Find the line with "Convert this chart to D3.js code." and the line with "const yTicks = [0, 5, 10, 15, 20, 25, 30, 35];", then repeat both of them and every line in between exactly. Omit the pictures.

─── Data rows

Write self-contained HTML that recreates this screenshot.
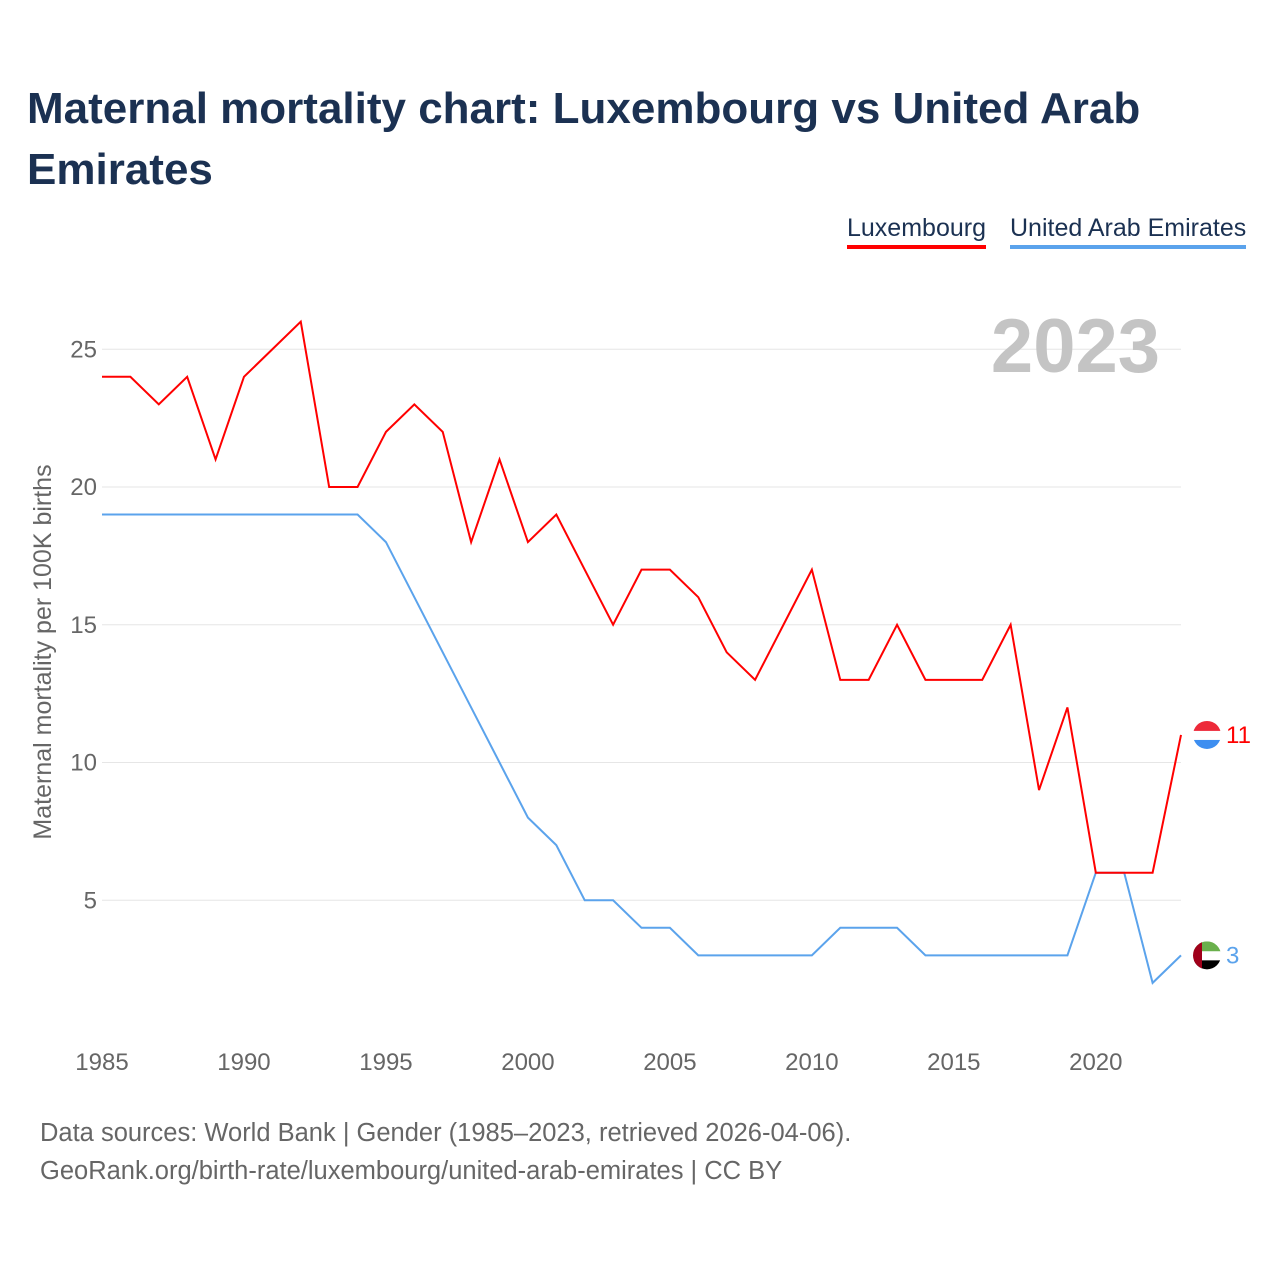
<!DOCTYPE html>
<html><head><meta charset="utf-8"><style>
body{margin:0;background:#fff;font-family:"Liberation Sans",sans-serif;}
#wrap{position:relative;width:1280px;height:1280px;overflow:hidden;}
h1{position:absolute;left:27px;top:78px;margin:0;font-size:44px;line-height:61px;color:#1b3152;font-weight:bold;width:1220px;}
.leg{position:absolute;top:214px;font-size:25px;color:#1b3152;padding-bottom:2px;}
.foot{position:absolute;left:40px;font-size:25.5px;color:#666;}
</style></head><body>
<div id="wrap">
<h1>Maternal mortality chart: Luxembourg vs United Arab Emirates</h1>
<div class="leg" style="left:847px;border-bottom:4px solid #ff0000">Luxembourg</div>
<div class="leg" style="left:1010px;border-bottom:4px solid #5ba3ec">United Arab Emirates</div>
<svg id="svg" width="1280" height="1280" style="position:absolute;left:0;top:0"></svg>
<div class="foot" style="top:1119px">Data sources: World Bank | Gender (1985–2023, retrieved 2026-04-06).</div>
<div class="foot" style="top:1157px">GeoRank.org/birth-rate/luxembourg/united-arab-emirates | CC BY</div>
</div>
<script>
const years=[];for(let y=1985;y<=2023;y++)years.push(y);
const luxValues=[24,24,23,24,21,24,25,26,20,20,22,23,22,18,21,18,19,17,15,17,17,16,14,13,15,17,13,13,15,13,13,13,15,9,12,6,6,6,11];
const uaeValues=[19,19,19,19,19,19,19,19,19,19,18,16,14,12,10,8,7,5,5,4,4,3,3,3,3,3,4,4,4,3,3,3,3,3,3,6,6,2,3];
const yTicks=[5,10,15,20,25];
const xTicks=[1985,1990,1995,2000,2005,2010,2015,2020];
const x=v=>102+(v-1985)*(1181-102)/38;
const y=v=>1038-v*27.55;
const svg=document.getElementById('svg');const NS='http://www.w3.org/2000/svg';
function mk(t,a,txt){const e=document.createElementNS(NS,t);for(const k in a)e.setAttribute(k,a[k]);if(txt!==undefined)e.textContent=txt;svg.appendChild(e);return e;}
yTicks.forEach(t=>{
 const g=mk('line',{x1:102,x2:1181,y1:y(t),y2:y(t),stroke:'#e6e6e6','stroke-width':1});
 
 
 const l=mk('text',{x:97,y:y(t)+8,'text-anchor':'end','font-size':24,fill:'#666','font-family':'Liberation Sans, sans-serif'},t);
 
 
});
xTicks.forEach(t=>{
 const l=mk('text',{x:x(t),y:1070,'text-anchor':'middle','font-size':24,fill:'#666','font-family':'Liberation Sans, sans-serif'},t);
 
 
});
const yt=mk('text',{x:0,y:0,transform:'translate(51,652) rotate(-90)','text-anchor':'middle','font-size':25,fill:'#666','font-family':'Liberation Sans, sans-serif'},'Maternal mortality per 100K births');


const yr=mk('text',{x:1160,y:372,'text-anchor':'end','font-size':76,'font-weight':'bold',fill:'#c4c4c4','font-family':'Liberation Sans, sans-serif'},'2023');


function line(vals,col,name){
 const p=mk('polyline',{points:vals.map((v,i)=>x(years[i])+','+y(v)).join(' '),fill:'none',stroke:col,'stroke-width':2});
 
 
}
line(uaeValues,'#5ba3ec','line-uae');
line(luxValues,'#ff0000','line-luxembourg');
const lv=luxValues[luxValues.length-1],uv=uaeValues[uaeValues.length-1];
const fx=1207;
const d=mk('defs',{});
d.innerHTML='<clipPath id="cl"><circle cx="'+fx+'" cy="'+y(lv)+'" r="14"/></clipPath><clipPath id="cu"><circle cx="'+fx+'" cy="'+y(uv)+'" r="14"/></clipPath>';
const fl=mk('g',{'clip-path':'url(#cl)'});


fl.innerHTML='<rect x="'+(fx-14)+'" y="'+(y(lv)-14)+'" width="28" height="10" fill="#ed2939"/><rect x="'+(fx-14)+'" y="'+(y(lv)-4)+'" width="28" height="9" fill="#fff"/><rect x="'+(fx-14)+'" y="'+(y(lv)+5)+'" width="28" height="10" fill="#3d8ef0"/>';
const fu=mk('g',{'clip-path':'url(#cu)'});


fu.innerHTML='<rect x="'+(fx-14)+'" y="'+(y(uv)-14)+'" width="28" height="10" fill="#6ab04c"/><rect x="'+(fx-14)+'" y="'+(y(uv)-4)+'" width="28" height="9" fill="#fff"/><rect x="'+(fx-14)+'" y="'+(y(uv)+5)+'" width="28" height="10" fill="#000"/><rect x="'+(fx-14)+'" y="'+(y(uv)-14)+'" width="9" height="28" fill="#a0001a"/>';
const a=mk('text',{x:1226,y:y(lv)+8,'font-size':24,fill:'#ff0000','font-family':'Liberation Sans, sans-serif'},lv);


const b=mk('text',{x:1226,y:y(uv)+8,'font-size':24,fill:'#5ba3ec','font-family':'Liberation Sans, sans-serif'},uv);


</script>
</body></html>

──────
─── Data rows

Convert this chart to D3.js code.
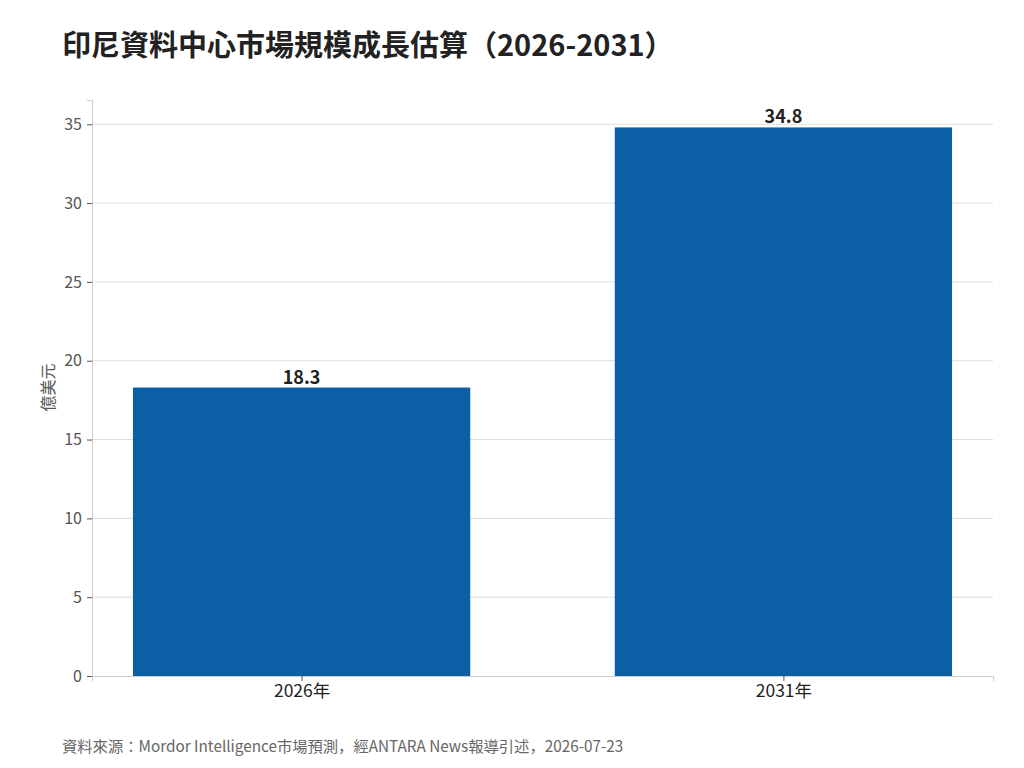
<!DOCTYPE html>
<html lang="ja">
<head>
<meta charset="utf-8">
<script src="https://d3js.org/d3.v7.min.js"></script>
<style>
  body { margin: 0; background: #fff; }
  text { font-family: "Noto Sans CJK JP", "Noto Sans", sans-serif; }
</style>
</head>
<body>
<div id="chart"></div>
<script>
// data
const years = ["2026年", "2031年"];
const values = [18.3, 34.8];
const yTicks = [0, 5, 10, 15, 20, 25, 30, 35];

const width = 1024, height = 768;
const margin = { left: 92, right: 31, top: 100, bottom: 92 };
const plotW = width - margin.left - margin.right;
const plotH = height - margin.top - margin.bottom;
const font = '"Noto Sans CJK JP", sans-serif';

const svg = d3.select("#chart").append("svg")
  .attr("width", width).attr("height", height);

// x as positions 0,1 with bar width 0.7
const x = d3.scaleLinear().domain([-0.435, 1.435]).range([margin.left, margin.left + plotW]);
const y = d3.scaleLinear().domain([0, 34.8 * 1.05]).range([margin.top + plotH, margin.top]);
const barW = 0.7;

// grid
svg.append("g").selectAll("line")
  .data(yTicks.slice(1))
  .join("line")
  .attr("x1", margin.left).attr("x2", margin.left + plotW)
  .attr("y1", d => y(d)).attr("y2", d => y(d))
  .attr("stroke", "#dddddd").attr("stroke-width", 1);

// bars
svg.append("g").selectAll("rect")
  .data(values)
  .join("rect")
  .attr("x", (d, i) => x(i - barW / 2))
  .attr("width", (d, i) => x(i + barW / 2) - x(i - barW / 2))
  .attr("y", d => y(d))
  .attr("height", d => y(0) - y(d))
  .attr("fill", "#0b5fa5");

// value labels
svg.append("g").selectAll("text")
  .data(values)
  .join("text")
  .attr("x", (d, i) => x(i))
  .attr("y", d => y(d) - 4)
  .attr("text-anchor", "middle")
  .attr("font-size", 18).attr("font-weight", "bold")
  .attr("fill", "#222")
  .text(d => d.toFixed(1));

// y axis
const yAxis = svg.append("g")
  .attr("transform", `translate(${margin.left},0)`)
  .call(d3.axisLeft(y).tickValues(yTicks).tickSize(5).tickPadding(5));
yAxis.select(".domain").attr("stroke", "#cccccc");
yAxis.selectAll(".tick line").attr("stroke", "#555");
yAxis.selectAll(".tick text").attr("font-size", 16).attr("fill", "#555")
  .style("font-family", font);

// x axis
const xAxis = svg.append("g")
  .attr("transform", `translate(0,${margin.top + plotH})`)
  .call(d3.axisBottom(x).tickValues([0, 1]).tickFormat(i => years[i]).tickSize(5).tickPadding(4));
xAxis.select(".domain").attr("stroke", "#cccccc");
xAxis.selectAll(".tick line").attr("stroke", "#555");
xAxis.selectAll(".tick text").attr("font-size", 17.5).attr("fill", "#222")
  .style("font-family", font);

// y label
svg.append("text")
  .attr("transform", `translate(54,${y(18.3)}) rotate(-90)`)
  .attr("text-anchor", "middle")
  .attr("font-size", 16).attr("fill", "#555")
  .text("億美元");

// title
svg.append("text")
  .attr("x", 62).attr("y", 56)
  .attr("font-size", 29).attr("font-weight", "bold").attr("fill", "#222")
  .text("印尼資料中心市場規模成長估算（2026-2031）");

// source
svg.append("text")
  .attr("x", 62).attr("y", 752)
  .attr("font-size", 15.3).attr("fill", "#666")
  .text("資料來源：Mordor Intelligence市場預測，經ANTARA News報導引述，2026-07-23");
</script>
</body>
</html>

──────

● **Exercise response**:
Convert this chart to D3.js code.
<!DOCTYPE html>
<html lang="ja">
<head>
<meta charset="utf-8">
<script src="https://d3js.org/d3.v7.min.js"></script>
<style>
  body { margin: 0; background: #fff; }
  text { font-family: "Noto Sans CJK JP", "Noto Sans", sans-serif; }
</style>
</head>
<body>
<div id="chart"></div>
<script>
// data
const years = ["2026年", "2031年"];
const values = [18.3, 34.8];
const yTicks = [0, 5, 10, 15, 20, 25, 30, 35];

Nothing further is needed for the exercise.